SET TASK:
Return precisely the span of lines from the top of the material below to the line containing "0.75, 0.85, 0.95]", both included. Pictures are excluded.
── DATASET EXTRACT
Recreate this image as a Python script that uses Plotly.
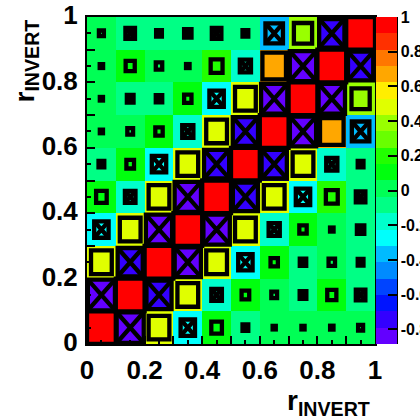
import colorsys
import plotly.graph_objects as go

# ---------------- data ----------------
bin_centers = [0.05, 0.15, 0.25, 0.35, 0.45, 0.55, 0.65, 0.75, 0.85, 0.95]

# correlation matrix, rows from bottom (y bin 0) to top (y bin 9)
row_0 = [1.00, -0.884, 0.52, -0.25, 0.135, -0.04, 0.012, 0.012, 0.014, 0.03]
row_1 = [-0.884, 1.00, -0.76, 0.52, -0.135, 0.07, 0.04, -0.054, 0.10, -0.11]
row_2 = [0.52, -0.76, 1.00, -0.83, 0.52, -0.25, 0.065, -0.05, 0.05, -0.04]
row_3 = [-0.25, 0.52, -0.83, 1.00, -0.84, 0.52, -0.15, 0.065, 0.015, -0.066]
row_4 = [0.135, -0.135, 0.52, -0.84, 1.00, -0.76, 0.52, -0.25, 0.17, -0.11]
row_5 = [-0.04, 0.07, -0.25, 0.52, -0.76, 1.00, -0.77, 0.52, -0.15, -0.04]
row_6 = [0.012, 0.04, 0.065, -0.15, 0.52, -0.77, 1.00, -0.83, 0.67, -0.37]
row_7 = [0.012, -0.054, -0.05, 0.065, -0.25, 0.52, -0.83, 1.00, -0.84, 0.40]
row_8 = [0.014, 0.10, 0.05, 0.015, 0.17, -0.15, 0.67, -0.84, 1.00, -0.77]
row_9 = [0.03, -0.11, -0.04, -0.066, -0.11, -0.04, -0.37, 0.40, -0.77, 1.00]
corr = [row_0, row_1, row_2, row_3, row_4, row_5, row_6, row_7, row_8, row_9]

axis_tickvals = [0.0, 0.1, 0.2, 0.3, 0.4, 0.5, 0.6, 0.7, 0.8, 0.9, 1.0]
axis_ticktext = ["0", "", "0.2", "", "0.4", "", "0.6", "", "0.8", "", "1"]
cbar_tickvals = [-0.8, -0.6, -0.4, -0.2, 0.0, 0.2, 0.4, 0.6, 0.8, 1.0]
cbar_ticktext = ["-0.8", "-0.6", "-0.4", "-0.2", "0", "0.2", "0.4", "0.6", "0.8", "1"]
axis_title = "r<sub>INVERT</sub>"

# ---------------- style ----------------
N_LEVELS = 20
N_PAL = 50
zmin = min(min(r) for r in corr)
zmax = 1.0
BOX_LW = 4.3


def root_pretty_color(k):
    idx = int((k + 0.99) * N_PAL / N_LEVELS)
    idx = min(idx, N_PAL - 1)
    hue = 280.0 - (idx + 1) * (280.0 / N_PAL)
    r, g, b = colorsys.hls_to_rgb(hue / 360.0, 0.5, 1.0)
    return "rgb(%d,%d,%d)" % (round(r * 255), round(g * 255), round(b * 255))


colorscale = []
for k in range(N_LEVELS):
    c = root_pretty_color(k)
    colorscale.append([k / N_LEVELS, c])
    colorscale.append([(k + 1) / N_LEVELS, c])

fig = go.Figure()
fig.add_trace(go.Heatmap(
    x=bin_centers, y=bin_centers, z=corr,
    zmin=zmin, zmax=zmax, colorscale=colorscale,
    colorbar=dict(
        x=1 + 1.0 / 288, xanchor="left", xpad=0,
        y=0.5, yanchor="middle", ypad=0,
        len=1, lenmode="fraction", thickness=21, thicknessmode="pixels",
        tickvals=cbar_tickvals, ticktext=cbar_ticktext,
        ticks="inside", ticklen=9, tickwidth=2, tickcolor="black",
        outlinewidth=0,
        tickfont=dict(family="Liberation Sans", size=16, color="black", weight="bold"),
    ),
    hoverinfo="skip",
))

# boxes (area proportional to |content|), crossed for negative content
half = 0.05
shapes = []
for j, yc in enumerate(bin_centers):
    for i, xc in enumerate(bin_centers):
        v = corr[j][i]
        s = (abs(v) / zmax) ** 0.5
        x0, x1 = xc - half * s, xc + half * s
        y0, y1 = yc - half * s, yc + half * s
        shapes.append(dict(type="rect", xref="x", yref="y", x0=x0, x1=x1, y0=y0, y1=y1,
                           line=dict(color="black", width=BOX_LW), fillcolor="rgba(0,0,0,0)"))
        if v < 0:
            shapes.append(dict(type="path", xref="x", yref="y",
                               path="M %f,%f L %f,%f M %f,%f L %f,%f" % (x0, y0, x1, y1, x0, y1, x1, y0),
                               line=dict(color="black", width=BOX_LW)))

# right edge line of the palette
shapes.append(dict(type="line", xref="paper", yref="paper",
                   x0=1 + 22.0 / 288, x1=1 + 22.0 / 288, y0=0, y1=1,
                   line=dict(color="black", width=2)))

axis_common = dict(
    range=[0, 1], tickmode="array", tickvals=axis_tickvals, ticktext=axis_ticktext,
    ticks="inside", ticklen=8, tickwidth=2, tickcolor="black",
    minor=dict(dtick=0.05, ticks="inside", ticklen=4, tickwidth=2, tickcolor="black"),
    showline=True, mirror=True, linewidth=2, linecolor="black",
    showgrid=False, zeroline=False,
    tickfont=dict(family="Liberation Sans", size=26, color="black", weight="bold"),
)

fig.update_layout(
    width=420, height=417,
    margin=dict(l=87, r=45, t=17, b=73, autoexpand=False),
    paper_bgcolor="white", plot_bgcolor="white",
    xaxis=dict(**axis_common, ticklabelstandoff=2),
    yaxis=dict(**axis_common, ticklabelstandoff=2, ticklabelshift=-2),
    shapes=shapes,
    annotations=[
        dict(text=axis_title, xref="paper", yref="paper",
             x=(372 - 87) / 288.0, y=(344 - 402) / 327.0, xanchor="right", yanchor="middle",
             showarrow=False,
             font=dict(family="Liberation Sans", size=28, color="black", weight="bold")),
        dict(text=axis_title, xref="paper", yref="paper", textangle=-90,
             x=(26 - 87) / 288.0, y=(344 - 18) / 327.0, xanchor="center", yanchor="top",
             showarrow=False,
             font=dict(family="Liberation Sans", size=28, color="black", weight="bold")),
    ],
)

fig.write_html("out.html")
────
ANSWER IN FULL:
Recreate this image as a Python script that uses Plotly.
import colorsys
import plotly.graph_objects as go

# ---------------- data ----------------
bin_centers = [0.05, 0.15, 0.25, 0.35, 0.45, 0.55, 0.65, 0.75, 0.85, 0.95]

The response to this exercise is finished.